For multi-user or public deployments, WikiOracle should sit behind a reverse proxy that handles authentication and maps users to separate state files.
In production, Apache ProxyPass routes /chat to the local Flask process on 127.0.0.1:8787. Only the /chat prefix is proxied. The NanoChat inference endpoint (/chat/completions on port 8000) is not exposed via the reverse proxy — the Flask shim calls it directly on 127.0.0.1:8000 via WIKIORACLE_BASE_URL.
WikiOracle renders user and LLM content as HTML (XHTML subset). Several layers mitigate XSS:
Content-Security-Policy (CSP): The server applies an enforcing CSP header to all responses:
default-src 'self';
script-src 'self';
style-src 'self';
img-src 'self' data:;
connect-src 'self';
object-src 'none';
base-uri 'self';
frame-ancestors 'none';
form-action 'self'
This blocks inline scripts, inline styles, and external resource loading. Even if malicious content is injected into a message, the browser will refuse to execute it.
XHTML enforcement: The system context instructs the LLM to return strictly valid XHTML. The client validates responses and repairs malformed markup via validateXhtml() and repairXhtml() before rendering.
Input escaping: User input is escaped via escapeHtml() before being inserted into optimistic UI entries. The stripTags() helper is used for tooltip and title text where HTML should not render.
Residual risks:
- LLM responses are rendered as HTML (not plain text). A sufficiently adversarial prompt could produce markup that, while blocked by CSP from executing scripts, might still create misleading UI (e.g., fake form elements via
<input>tags). The XHTML validator does not currently strip all non-semantic HTML. - Trust entry content is XHTML and is rendered in the trust editor and included in RAG context. Malicious trust entries could inject misleading content into prompts.
- The
/bootstrapand/configendpoints serve rawconfig.xmlto the client. Ifconfig.xmlcontains secrets and a same-origin XSS vector exists, those secrets could be read.
The server applies CORS headers only for requests whose Origin header matches the configured allowed origins. Preflight OPTIONS requests return 204 with appropriate headers. Cross-origin requests from other origins receive no CORS headers and are blocked by the browser.

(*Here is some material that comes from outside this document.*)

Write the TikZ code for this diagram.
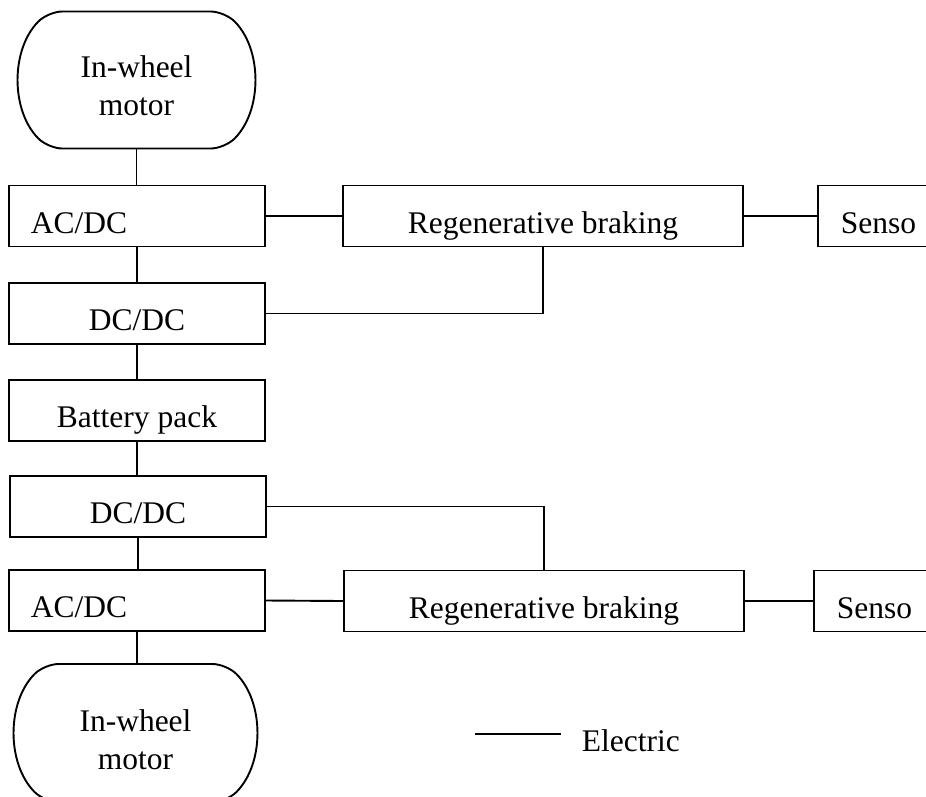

- Symlink rejection: By default (
WIKIORACLE_REJECT_SYMLINKS=true), the server refuses to read or write state files that are symlinks, preventing path-traversal attacks via symlinked state files. - Static file serving is restricted to a whitelist of safe extensions (
.html,.css,.js,.svg,.png,.ico,.json,.xml) and path-traversal is checked (str(fp).startswith(str(ui_dir.resolve()))). - State size limit:
max_state_bytes(default 5 MB) prevents unbounded growth from malicious imports.
Scraping of publicly-accessible data is inevitable. However, a network of truth prevents capture. In one sense, it cannot be captured because it is a dynamic network of trust, overlaid on people and resources that trust one another, and we chose not to trust any authoritarian sources of knowledge. On a practical level, anyone who tries to appropriate the truth of the network entails doing so in a distributed way (which preserves the multicultural component), since monolithic capture of that truth will cause consensus to collapse it.